The confessional then becomes an important motif in the film; some being forced to enter it on the assumption that by just going through the motions of it, it will result in miraculous effects. But most villagers congregate there to confess that they felt pleasure.

Pleasure is given a lot of bad press but there is nothing wrong with feeling pleasure. Eating good food, living life on your terms does not make one a sinful hedonist. (If you want to get a glimpse of hedonism, watch The Libertine – it documents the life of the Second Earl of Rochester). For some reason, people correlate more misery with better chances of going to heaven.
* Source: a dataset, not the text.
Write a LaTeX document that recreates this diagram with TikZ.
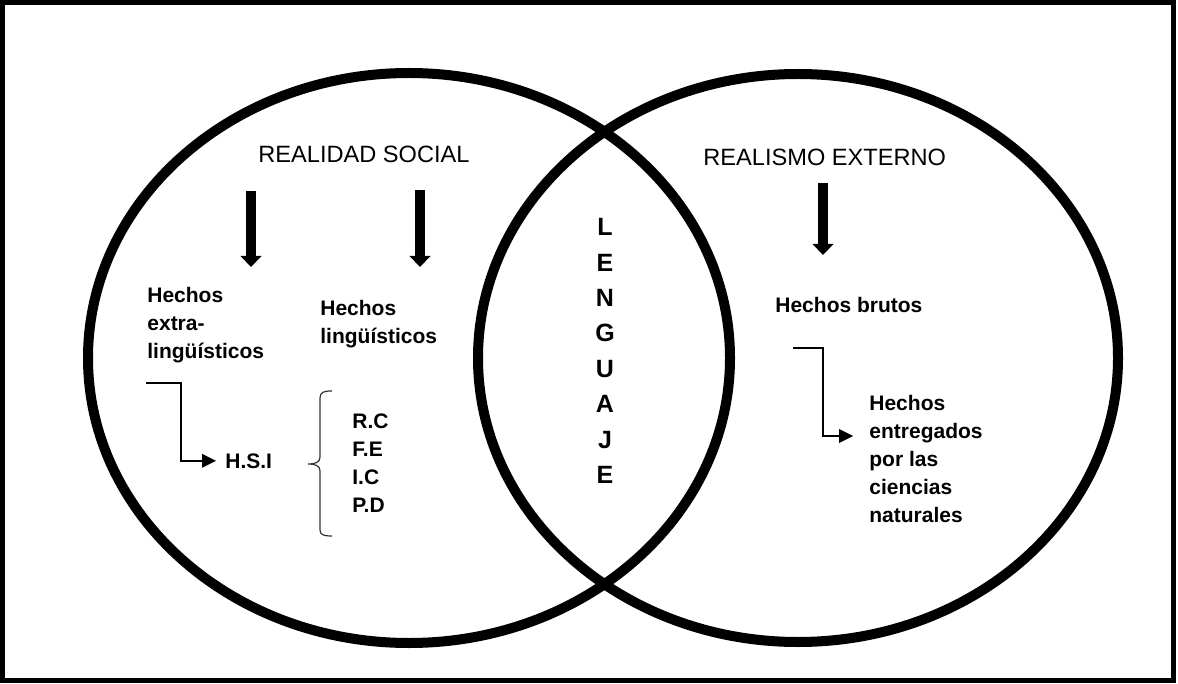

This is why Pere Henri’s Easter sermon about the humanity of Jesus Christ as opposed to his divinity makes sense. He lived, ate, drank, had friends, yet people brush that aside and focus only on the forty days of fast and the agony on the cross.

So my take back from the film would be this quote – “We can’t go around measuring our goodness by what we don’t do, by what we deny ourselves, what we resist and who we exclude. I think we’ve got to measure goodness, by what we embrace, what we create and who we include.”

After all, once you understand and respect pleasure, you can be forgiving and open-minded. Pleasure, correctly understood, is liberating.